Specifically the m-p will use dance to engage with those who inhabit the city of Coventry and those that contribute to the public planning and social policy of the city. In taking this approach, the m-p recognizes the legacy of the past, such as the city’s post-war modernist architecture, alongside the current potential of Coventry –eg. the envisoning of its future as it moves towards UK City of Culture 2021. As such, organisations engaged with the development of dance practices within and for the cityscape will be points of reference and their role in city development tracked and investigated.

The m-p is aligned with an embodied approach to coming to know site, place and community.

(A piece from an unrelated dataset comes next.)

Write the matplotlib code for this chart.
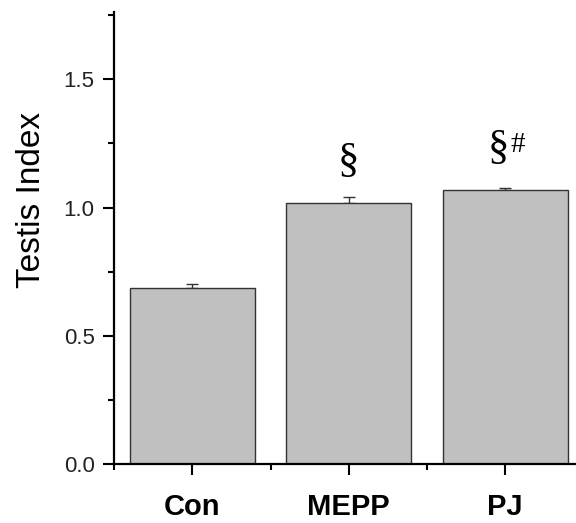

Implicit within this is an assumption that inhabitants and environments are inextricably linked through an inter-subjective positioning, and that moving in and amongst the city (with scores ranging from walking to dancing) is one way to make this relationship conscious and thus accessible to city planners, social policy makers, arts programmers and funders.

The m-p will be practice led and take a multi-disciplinary approach, its rigour thus being in part assured by processes of peer review by m-p members who will include dance artists, scholars, arts programmers, arts policy makers and those working within the town planning and social policy sector. The inclusion of cultural partners engaged with this area of creative practice will serve to open up the possibility of co-developing new thinking and policies around the practices of curating dance within the city and its wider benefit, while also contributing to emerging discourses on the worth of embodied approaches to city planning.